Problem requirements.
Report how many lines of the listing below include the word "this". Give nothing but the number.

Code that draws figures
* * * * *
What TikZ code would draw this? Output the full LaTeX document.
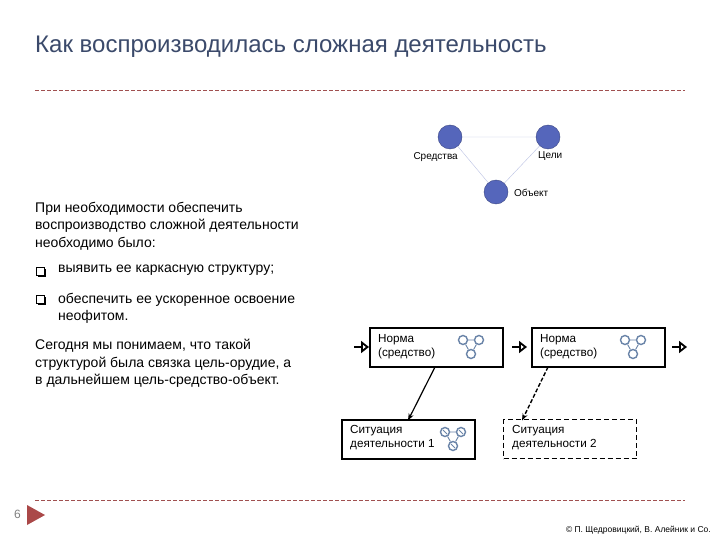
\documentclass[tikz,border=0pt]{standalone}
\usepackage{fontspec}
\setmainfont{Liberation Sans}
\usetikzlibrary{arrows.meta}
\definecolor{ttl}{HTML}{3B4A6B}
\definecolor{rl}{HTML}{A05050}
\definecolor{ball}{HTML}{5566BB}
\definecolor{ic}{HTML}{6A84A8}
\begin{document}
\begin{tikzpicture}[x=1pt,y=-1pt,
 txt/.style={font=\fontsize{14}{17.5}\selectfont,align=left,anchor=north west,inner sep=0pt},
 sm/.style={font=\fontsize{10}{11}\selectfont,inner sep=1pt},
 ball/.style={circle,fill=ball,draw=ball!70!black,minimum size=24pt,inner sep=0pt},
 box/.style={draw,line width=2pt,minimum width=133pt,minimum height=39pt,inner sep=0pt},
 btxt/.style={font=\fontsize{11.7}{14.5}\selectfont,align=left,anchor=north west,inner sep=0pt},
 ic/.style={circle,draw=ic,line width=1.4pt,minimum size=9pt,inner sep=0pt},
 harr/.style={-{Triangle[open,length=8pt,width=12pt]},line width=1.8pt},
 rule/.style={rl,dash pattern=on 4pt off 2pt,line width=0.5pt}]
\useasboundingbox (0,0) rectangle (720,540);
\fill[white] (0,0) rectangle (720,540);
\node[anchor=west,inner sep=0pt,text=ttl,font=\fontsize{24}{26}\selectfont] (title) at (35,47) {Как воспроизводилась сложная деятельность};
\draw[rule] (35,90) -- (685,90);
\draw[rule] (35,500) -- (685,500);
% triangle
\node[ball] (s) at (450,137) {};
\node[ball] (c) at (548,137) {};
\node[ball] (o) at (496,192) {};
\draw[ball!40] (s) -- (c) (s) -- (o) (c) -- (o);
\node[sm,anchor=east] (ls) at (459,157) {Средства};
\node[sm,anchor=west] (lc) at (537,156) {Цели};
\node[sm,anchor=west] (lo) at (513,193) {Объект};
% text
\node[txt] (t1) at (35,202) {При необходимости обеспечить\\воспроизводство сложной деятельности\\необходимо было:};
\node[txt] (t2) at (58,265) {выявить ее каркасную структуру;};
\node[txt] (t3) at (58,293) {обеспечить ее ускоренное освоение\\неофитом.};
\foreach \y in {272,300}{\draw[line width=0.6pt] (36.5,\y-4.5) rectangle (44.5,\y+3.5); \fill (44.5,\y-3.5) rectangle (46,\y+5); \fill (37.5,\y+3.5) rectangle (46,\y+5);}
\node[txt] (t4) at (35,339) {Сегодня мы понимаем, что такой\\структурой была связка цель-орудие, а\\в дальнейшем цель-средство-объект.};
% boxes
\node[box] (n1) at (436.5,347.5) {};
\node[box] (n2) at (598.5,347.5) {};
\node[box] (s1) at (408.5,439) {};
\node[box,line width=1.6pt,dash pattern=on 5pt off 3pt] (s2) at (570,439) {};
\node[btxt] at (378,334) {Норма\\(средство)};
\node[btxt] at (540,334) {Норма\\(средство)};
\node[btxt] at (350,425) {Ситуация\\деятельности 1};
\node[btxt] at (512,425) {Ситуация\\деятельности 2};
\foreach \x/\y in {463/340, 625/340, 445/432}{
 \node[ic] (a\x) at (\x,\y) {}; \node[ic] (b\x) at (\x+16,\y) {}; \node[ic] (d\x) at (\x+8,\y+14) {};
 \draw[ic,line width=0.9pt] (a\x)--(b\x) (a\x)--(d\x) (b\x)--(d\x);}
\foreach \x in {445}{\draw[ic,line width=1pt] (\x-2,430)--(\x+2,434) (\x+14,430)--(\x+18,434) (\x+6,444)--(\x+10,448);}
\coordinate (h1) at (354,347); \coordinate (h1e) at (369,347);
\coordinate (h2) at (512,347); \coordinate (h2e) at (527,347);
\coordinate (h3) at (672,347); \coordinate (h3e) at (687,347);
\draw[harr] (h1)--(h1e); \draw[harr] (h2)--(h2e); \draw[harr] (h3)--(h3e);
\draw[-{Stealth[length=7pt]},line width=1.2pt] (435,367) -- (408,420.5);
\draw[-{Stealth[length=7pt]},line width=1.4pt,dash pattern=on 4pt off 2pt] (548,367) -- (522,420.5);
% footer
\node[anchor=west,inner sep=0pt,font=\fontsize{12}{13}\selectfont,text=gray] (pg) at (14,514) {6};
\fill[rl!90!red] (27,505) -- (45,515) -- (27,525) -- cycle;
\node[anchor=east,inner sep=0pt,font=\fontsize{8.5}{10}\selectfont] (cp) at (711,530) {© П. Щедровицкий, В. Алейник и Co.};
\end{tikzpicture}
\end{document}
* * * * *
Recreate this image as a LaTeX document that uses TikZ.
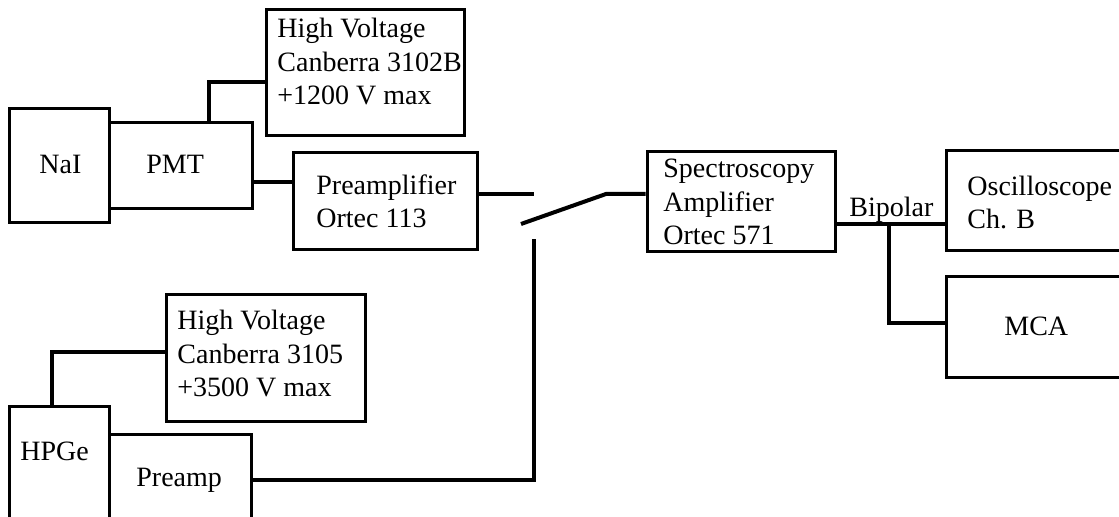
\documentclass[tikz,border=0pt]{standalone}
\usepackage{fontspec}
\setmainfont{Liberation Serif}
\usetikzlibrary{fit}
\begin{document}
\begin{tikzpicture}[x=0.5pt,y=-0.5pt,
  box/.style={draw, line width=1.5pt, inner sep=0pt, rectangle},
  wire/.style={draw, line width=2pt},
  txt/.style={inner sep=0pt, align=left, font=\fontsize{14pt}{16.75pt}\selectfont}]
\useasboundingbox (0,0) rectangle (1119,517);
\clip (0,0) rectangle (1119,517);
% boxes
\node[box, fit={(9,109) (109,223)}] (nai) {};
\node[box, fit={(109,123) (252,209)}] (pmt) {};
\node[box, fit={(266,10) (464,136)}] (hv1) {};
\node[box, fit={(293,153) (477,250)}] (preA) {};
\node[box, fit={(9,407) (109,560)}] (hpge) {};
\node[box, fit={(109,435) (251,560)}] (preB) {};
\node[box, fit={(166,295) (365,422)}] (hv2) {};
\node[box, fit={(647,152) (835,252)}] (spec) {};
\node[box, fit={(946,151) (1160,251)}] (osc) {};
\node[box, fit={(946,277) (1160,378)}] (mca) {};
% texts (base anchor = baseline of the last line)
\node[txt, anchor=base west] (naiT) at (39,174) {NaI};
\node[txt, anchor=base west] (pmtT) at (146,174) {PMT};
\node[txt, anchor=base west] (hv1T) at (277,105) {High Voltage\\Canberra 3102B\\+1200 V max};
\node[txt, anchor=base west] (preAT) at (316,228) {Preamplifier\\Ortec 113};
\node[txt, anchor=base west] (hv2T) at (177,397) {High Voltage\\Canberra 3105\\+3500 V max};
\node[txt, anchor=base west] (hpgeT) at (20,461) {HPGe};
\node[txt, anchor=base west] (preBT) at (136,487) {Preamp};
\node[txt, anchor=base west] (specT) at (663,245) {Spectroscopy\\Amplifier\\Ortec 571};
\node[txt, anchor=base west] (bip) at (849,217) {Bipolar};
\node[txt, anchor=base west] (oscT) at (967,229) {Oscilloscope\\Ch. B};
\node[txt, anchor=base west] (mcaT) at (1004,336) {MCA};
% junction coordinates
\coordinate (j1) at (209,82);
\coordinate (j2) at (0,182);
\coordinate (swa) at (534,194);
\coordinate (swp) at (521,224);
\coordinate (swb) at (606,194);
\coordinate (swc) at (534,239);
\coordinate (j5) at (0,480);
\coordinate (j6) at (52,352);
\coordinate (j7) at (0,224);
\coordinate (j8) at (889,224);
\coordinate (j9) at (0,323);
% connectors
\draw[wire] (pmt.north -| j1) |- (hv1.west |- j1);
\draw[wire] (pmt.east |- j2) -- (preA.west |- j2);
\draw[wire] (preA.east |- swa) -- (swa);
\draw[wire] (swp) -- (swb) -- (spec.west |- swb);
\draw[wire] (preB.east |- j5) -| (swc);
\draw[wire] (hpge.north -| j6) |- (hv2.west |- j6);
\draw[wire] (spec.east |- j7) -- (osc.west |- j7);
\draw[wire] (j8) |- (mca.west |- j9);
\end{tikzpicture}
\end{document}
* * * * *
Solution to the problem.
2